Students often ask, “Why do I have to do this? I’ll never use it in my career field!” This statement is particularly true for students who are going into mathematical, technical, scientific, and computer fields. They tend not to like to write, and they often resent all of the academic writing assignments they get in other required courses – English, history, economics, fine arts, etc. In some respects, they are correct. A beautiful academic writing style may never again be required of them when they actually enter their careers. Getting to that first job offer, however, is quite another story. Most students do not realize how their academic writing in college can assist in the entire process from the job search to ultimate employment.

Academic Writing Improves Several Skills that will be of Value to Potential Employers

Consider all that you really do when you produce effective academic writing:

  • You are forced to organize your thoughts. This establishes patterns within your brain that support organization in both writing and speaking. So, when an interview question is complex and requires you to organize your thoughts before you answer, you can thank those professors for forcing you to write!
  • You develop self-discipline – setting timelines for long-term writing assignments, and meeting deadlines. You can certainly list this as a strength in your resume and speak to it during an interview.
  • You become better informed in general. If all you studied in college was computer science, you would not do well in an interview situation. You will probably be amazed at the information you have absorbed writing all those essays and papers, and you may be asked questions that allow you to use some of it! The interview process is not just to talk about your specific skills in the field – it is to probe for who you are as a person too – what are your basic values and principles? Through academic writing in what you might consider “soft” subjects, you have actually refined your values and belief systems, whether you realize it or not!

It’s time for the Resume and Cover Letter

Again, many of the skills that you picked up through your academic writing will serve you well.

  • Parts of a resume may be in prose sentences. Other information will be bulleted, but the phrasing, the spelling and the vocabulary will be a result of the writing skills you have improved and refined over the years. 
  • The cover letter is a critical “first look” at you, and it must be engaging and perfect. Think of all of the introductions you have written over the years, and think about what your professors taught you about introductions. The same concepts apply in your cover letter. You want to begin with a short engaging sentence. Then you want to introduce your topic (which, of course, is you), but you want to be brief. When you write a good cover letter, you are using the same skills you used in writing good introductions for essays and papers!

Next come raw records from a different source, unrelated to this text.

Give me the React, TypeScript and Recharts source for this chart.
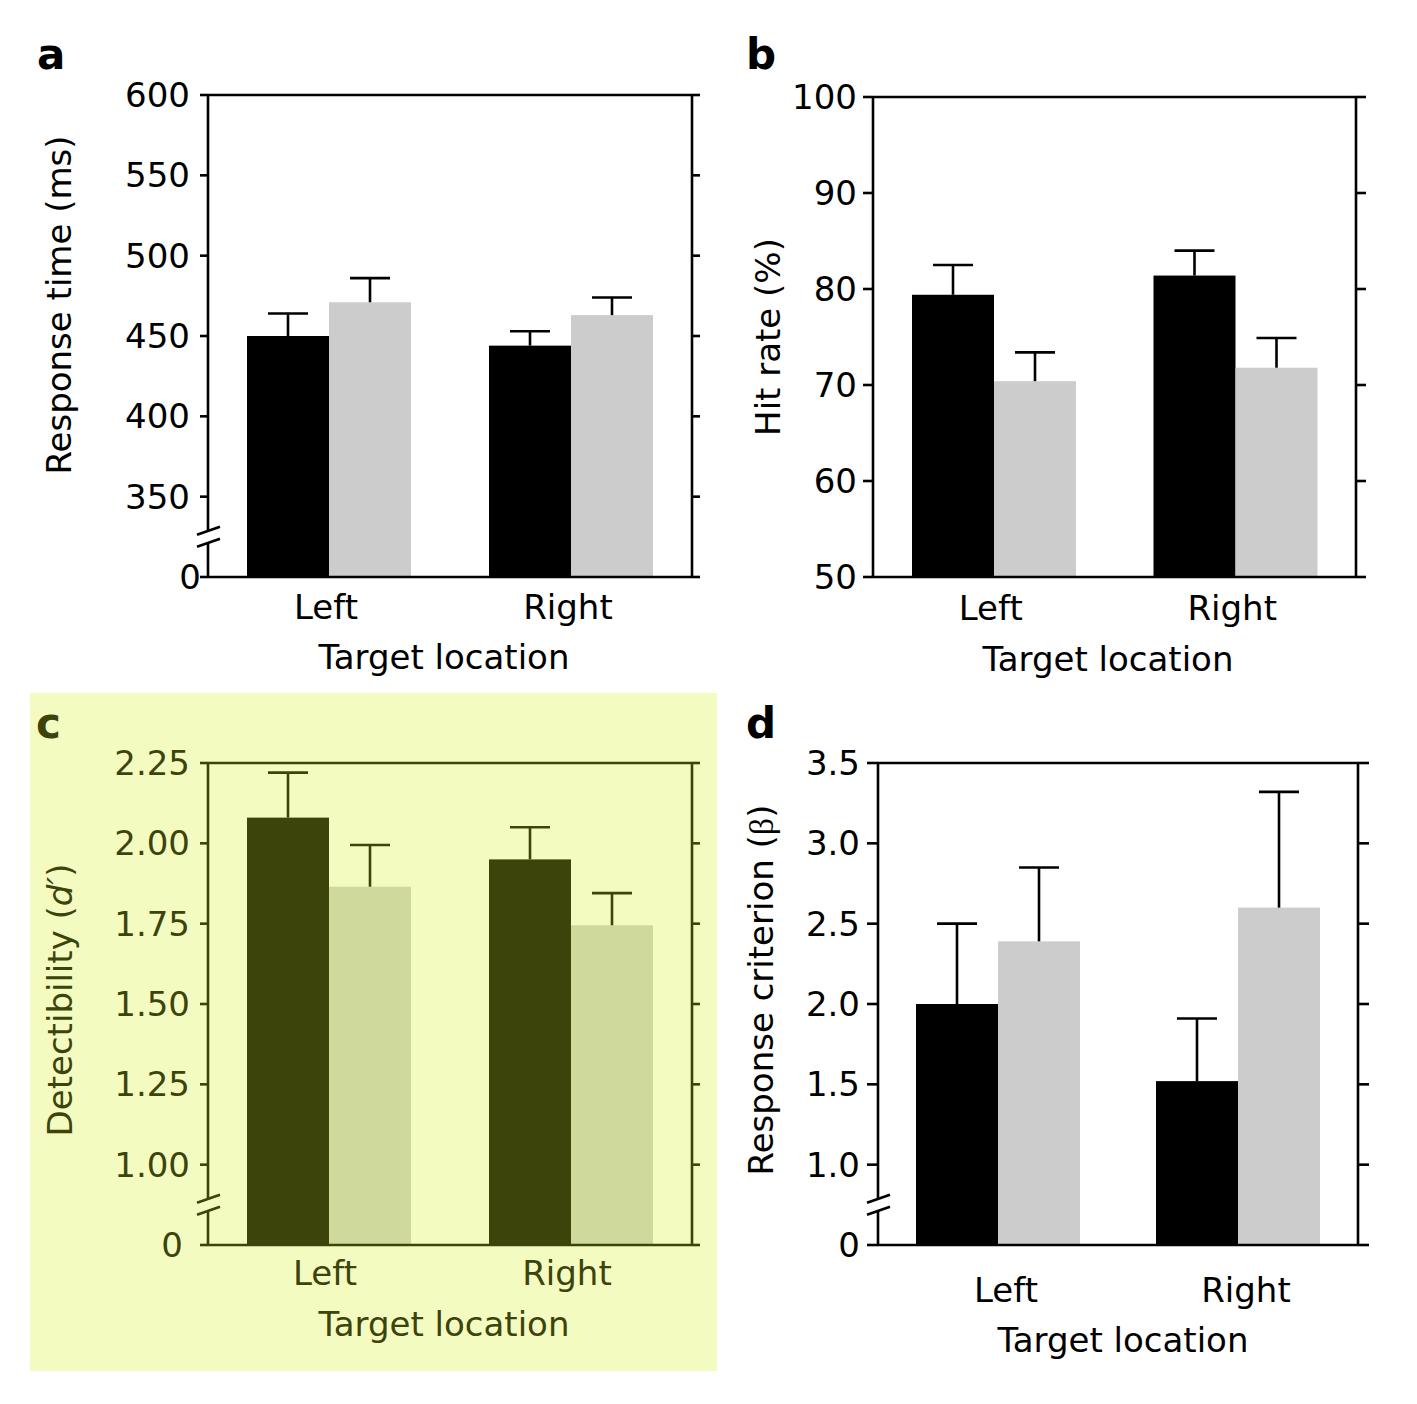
import React from 'react';
import { BarChart, Bar, XAxis, YAxis, ReferenceLine } from 'recharts';

const categories = ['Left', 'Right'];

// a: response time (ms)
const rtDark = [450, 444];
const rtDarkErr = [14, 9];
const rtLight = [471, 463];
const rtLightErr = [15, 11];
const rtTicks = [300, 350, 400, 450, 500, 550, 600];
const rtTickLabels = ['0', '350', '400', '450', '500', '550', '600'];

// b: hit rate (%)
const hitDark = [79.4, 81.4];
const hitDarkErr = [3.1, 2.6];
const hitLight = [70.4, 71.8];
const hitLightErr = [3.0, 3.1];
const hitTicks = [50, 60, 70, 80, 90, 100];
const hitTickLabels = ['50', '60', '70', '80', '90', '100'];

// c: detectibility d'
const dpDark = [2.08, 1.95];
const dpDarkErr = [0.14, 0.1];
const dpLight = [1.865, 1.745];
const dpLightErr = [0.13, 0.1];
const dpTicks = [0.75, 1, 1.25, 1.5, 1.75, 2, 2.25];
const dpTickLabels = ['0', '1.00', '1.25', '1.50', '1.75', '2.00', '2.25'];

// d: response criterion beta
const betaDark = [2.0, 1.52];
const betaDarkErr = [0.5, 0.39];
const betaLight = [2.39, 2.6];
const betaLightErr = [0.46, 0.72];
const betaTicks = [0.5, 1, 1.5, 2, 2.5, 3, 3.5];
const betaTickLabels = ['0', '1.0', '1.5', '2.0', '2.5', '3.0', '3.5'];

const FONT = "'DejaVu Sans', sans-serif";
const SW = 2.6;
const TICK_MARGIN = 10;

const rows = (dark: number[], darkErr: number[], light: number[], lightErr: number[]) =>
  categories.map((name, i) => ({
    name,
    dark: dark[i],
    darkErr: darkErr[i],
    light: light[i],
    lightErr: lightErr[i],
  }));

// bar + upward-only error bar, scaled from the bar the library drew
const barShape = (fill: string, key: string, errKey: string, base: number, ink: string) => (p: any) => {
  const { x, y, width, height, payload } = p;
  const ppu = height / (payload[key] - base);
  const top = y - payload[errKey] * ppu;
  const cx = x + width / 2;
  return (
    <g>
      <rect x={x} y={y} width={width} height={height} fill={fill} />
      <line x1={cx} y1={y} x2={cx} y2={top} stroke={ink} strokeWidth={SW} />
      <line x1={cx - 20} y1={top} x2={cx + 20} y2={top} stroke={ink} strokeWidth={SW} />
    </g>
  );
};

const YTick = (props: any) => {
  const { x, y, payload, cfg } = props;
  const ax = x + cfg.tickLen + TICK_MARGIN;
  if (cfg.breakAt !== undefined && payload.value === cfg.breakAt) {
    return (
      <g>
        <rect x={ax - 3} y={y - 6} width={6} height={12} fill={cfg.bg} />
        <line x1={ax - 11} y1={y - 2} x2={ax + 12} y2={y - 10} stroke={cfg.ink} strokeWidth={SW} />
        <line x1={ax - 11} y1={y + 10} x2={ax + 12} y2={y + 2} stroke={cfg.ink} strokeWidth={SW} />
      </g>
    );
  }
  const idx = cfg.ticks.indexOf(payload.value);
  const isZero = idx === 0;
  return (
    <g>
      <line x1={ax - cfg.tickLen} y1={y} x2={ax} y2={y} stroke={cfg.ink} strokeWidth={SW} />
      <text
        x={ax - cfg.labelGap + (isZero ? cfg.zeroShift : 0)}
        y={y}
        dy="0.355em"
        textAnchor="end"
        fontSize={34}
        fontFamily={FONT}
        fill={cfg.ink}
      >
        {cfg.tickLabels[idx]}
      </text>
    </g>
  );
};

// right-hand axis: tick mark only, no label
const RTick = (props: any) => {
  const { x, y, cfg } = props;
  return <line x1={x - cfg.tickLen} y1={y} x2={x} y2={y} stroke={cfg.ink} strokeWidth={SW} />;
};

const XTick = (props: any) => {
  const { x, y, payload, ink, shift } = props;
  return (
    <text x={x + shift} y={y} dy="0.71em" textAnchor="middle" fontSize={34} fontFamily={FONT} fill={ink}>
      {payload.value}
    </text>
  );
};

const Panel = ({ cfg }: { cfg: any }) => {
  const { box, plot, ink } = cfg;
  const yw = 8;
  const rw = 10;
  const xh = 50;
  const margin = {
    left: plot.l - box.x - yw,
    right: box.x + box.w - plot.r - rw,
    top: plot.t - box.y,
    bottom: box.y + box.h - plot.b - xh,
  };
  const min = cfg.ticks[0];
  const max = cfg.ticks[cfg.ticks.length - 1];
  const leftTicks = cfg.breakAt !== undefined ? [...cfg.ticks, cfg.breakAt] : cfg.ticks;
  const ox = box.x;
  const oy = box.y;
  return (
    <div style={{ position: 'absolute', left: box.x, top: box.y, width: box.w, height: box.h }}>
      <BarChart
        width={box.w}
        height={box.h}
        data={cfg.data}
        margin={margin}
        barGap={0}
        barSize={82}
        style={{ fontFamily: FONT }}
      >
        <XAxis
          dataKey="name"
          interval={0}
          height={xh}
          tickLine={false}
          tickSize={0}
          tickMargin={cfg.xMargin}
          axisLine={{ stroke: ink, strokeWidth: SW }}
          tick={(p: any) => <XTick {...p} ink={ink} shift={cfg.xShift} />}
        />
        <YAxis
          domain={[min, max]}
          ticks={leftTicks}
          interval={0}
          width={yw}
          allowDataOverflow
          tickSize={cfg.tickLen}
          tickMargin={TICK_MARGIN}
          tickLine={false}
          axisLine={{ stroke: ink, strokeWidth: SW }}
          tick={(p: any) => <YTick {...p} cfg={cfg} />}
        />
        <YAxis
          yAxisId="r"
          orientation="right"
          domain={[min, max]}
          ticks={cfg.ticks}
          interval={0}
          width={rw}
          allowDataOverflow
          tickSize={cfg.tickLen}
          tickMargin={0}
          tickLine={false}
          axisLine={{ stroke: ink, strokeWidth: SW }}
          tick={(p: any) => <RTick {...p} cfg={cfg} />}
        />
        <ReferenceLine y={max} stroke={ink} strokeWidth={SW} />
        <Bar
          dataKey="dark"
          fill={cfg.dark}
          isAnimationActive={false}
          shape={barShape(cfg.dark, 'dark', 'darkErr', min, ink)}
        />
        <Bar
          dataKey="light"
          fill={cfg.light}
          isAnimationActive={false}
          shape={barShape(cfg.light, 'light', 'lightErr', min, ink)}
        />
        <text
          x={cfg.letter.x - ox}
          y={cfg.letter.y - oy}
          fontSize={42}
          fontWeight="bold"
          fontFamily={FONT}
          fill={ink}
        >
          {cfg.letter.text}
        </text>
        <text
          transform={`translate(${cfg.yTitle.x - ox},${cfg.yTitle.y - oy}) rotate(-90)`}
          textAnchor="middle"
          fontSize={34}
          fontFamily={FONT}
          fill={ink}
        >
          {cfg.yTitle.content}
        </text>
        <text
          x={cfg.xTitle.x - ox}
          y={cfg.xTitle.y - oy}
          textAnchor="middle"
          fontSize={34}
          fontFamily={FONT}
          fill={ink}
        >
          Target location
        </text>
      </BarChart>
    </div>
  );
};

const black = { ink: '#000000', dark: '#000000', light: '#cccccc', bg: '#ffffff' };
const olive = { ink: '#3c440c', dark: '#3c440c', light: '#d0d99c', bg: '#f4fbc0' };

const panels = [
  {
    ...black,
    data: rows(rtDark, rtDarkErr, rtLight, rtLightErr),
    ticks: rtTicks,
    tickLabels: rtTickLabels,
    breakAt: (rtTicks[0] + rtTicks[1]) / 2,
    box: { x: 0, y: 0, w: 710, h: 690 },
    plot: { l: 208, r: 692, t: 95, b: 577 },
    tickLen: 8,
    labelGap: 18,
    zeroShift: 11,
    xMargin: 18,
    xShift: -3,
    letter: { text: 'a', x: 37, y: 69 },
    yTitle: { content: 'Response time (ms)', x: 71, y: 305 },
    xTitle: { x: 444, y: 669 },
  },
  {
    ...black,
    data: rows(hitDark, hitDarkErr, hitLight, hitLightErr),
    ticks: hitTicks,
    tickLabels: hitTickLabels,
    box: { x: 710, y: 0, w: 707, h: 690 },
    plot: { l: 873, r: 1356, t: 97, b: 577 },
    tickLen: 10,
    labelGap: 16,
    zeroShift: 0,
    xMargin: 19,
    xShift: -3,
    letter: { text: 'b', x: 746, y: 69 },
    yTitle: { content: 'Hit rate (%)', x: 780, y: 337 },
    xTitle: { x: 1108, y: 671 },
  },
  {
    ...olive,
    data: rows(dpDark, dpDarkErr, dpLight, dpLightErr),
    ticks: dpTicks,
    tickLabels: dpTickLabels,
    breakAt: (dpTicks[0] + dpTicks[1]) / 2,
    box: { x: 0, y: 690, w: 710, h: 714 },
    plot: { l: 208, r: 692, t: 763, b: 1245 },
    tickLen: 8,
    labelGap: 18,
    zeroShift: -7,
    xMargin: 16,
    xShift: -4,
    letter: { text: 'c', x: 36, y: 738 },
    yTitle: {
      content: (
        <>
          Detectibility (<tspan fontStyle="italic">d′</tspan>)
        </>
      ),
      x: 72,
      y: 1000,
    },
    xTitle: { x: 444, y: 1336 },
  },
  {
    ...black,
    data: rows(betaDark, betaDarkErr, betaLight, betaLightErr),
    ticks: betaTicks,
    tickLabels: betaTickLabels,
    breakAt: (betaTicks[0] + betaTicks[1]) / 2,
    box: { x: 710, y: 690, w: 707, h: 714 },
    plot: { l: 878, r: 1358, t: 763, b: 1245 },
    tickLen: 11,
    labelGap: 18,
    zeroShift: 0,
    xMargin: 33,
    xShift: 8,
    letter: { text: 'd', x: 746, y: 738 },
    yTitle: {
      content: (
        <>
          Response criterion (<tspan fontFamily="'Liberation Serif', serif">β</tspan>)
        </>
      ),
      x: 773,
      y: 990,
    },
    xTitle: { x: 1123, y: 1352 },
  },
];

export default function App() {
  return (
    <div
      style={{
        position: 'absolute',
        left: 0,
        top: 0,
        width: 1417,
        height: 1404,
        background: '#ffffff',
        fontFamily: FONT,
      }}
    >
      <div
        style={{
          position: 'absolute',
          left: 30,
          top: 693,
          width: 687,
          height: 678,
          background: olive.bg,
        }}
      />
      {panels.map((cfg, i) => (
        <Panel key={i} cfg={cfg} />
      ))}
    </div>
  );
}
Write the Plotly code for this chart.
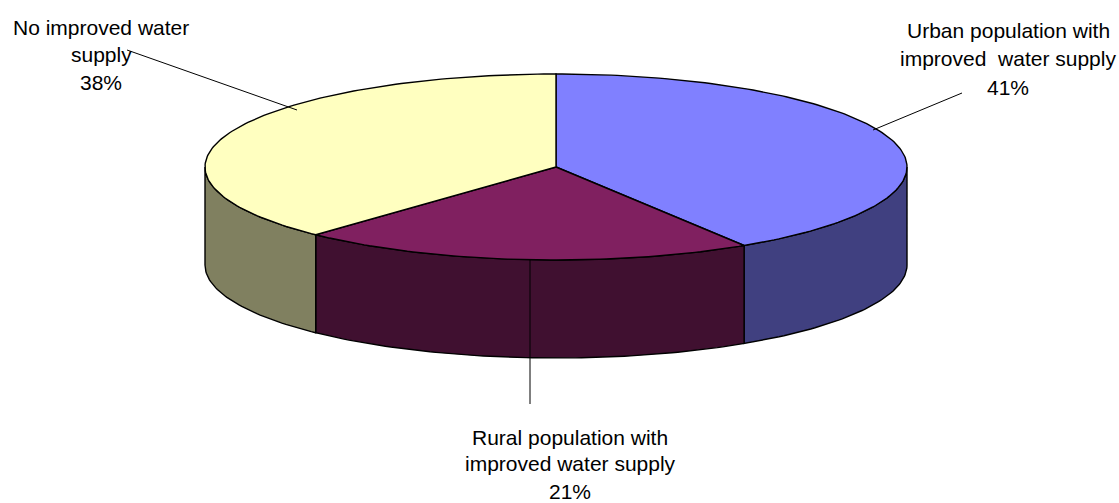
import math
import plotly.graph_objects as go

# Share of population by water supply access
categories = ["Urban population with improved  water supply",
              "Rural population with improved water supply",
              "No improved water supply"]
shares = [41, 21, 38]
pct_labels = ["41%", "21%", "38%"]

top_colors = ["#8080FF", "#802060", "#FFFFC0"]
side_colors = ["#404080", "#401030", "#808060"]

# Geometry of the tilted pie (screen pixels, y grows downward)
CX, CY = 556, 167
RX, RY = 351, 93
DEPTH = 98
W, H = 1119, 503


def pt(theta_deg, dz=0.0):
    t = math.radians(theta_deg)
    return CX + RX * math.sin(t), CY - RY * math.cos(t) + dz


def arc(a, b, dz=0.0, step=1.0):
    n = max(2, int(abs(b - a) / step) + 1)
    pts = [pt(a + (b - a) * i / (n - 1), dz) for i in range(n)]
    return [p[0] for p in pts], [p[1] for p in pts]


# Slice angles measured clockwise from 12 o'clock
total = sum(shares)
bounds = []
acc = 0.0
for v in shares:
    start = acc / total * 360
    acc += v
    bounds.append((start, acc / total * 360))

fig = go.Figure()
outline = dict(color="black", width=1.4)

# Visible outer walls (front half: 90..270 degrees)
for (a, b), col in zip(bounds, side_colors):
    lo, hi = max(a, 90), min(b, 270)
    if lo >= hi:
        continue
    tx, ty = arc(lo, hi)
    bx, by = arc(hi, lo, DEPTH)
    fig.add_trace(go.Scatter(x=tx + bx + [tx[0]], y=ty + by + [ty[0]],
                             mode="lines", fill="toself", fillcolor=col,
                             line=outline, hoverinfo="skip", showlegend=False))

# Top faces
for (a, b), col in zip(bounds, top_colors):
    ax_, ay_ = arc(a, b)
    fig.add_trace(go.Scatter(x=[CX] + ax_ + [CX], y=[CY] + ay_ + [CY],
                             mode="lines", fill="toself", fillcolor=col,
                             line=outline, hoverinfo="skip", showlegend=False))

font = dict(family="Liberation Sans, Arial, sans-serif", size=21, color="black")

# Leader lines
leaders = [
    ((873, 130), (962, 93)),
    ((530, 260), (530, 404)),
    ((297, 110), (127, 50)),
]
for (x0, y0), (x1, y1) in leaders:
    fig.add_shape(type="line", x0=x0, y0=y0, x1=x1, y1=y1, xref="x", yref="y",
                  line=dict(color="black", width=1))

# Labels, one line per annotation
label_lines = [
    (1008, [(30, "Urban population with"), (58, "improved  water supply"), (87, pct_labels[0])]),
    (570, [(437, "Rural population with"), (463, "improved water supply"), (491, pct_labels[1])]),
    (101, [(27, "No improved water"), (54, "supply"), (82, pct_labels[2])]),
]
for x, lines in label_lines:
    for y, txt in lines:
        fig.add_annotation(x=x, y=y, xref="x", yref="y", text=txt, showarrow=False,
                           font=font, xanchor="center", yanchor="middle")

fig.update_layout(
    width=W, height=H,
    margin=dict(l=0, r=0, t=0, b=0),
    paper_bgcolor="white", plot_bgcolor="white",
    xaxis=dict(range=[0, W], visible=False, fixedrange=True),
    yaxis=dict(range=[H, 0], visible=False, fixedrange=True),
)

fig.write_html("out.html")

You Got the Interview – Here are some Potential Surprises

You certainly expect an interview to cover your education and training in your field quite specifically, and you will probably be able to answer these questions quite well. Here are some questions and some activities that you may not expect:

  • You may be asked, “What is your favorite novel?” Seriously? During an interview for a math teaching position? Yes, during an interview for a math position! Employers want to know that their people are more than just their skills specific to a position. Most organizations are filled with a great variety of personalities, and they want to know that there are other aspects to your personality, so that they are comfortable with your ability to relate to others!
  • Here’s another. “What was the most difficult class you took outside of your major?” Here, you can gleefully speak to that English comp class, but you can also speak to some of the essays and papers you wrote and discuss how they “broadened your horizons.”
  • The Writing Sample. It has become quite a common practice for job candidates to have to produce a sample piece of writing during the interview process. Yikes! Make no mistake about it, they want to know that you can organize your thoughts and prepare a piece of writing that reflects good structure and grammar. Again, you can thank those professors who made you write!

While you are in the heat of the “battle,” (creating that academic writing you hate), it is difficult to see the benefits that you will reap much later. But once you are out there in the job market, you will be very grateful that you mastered effective academic writing!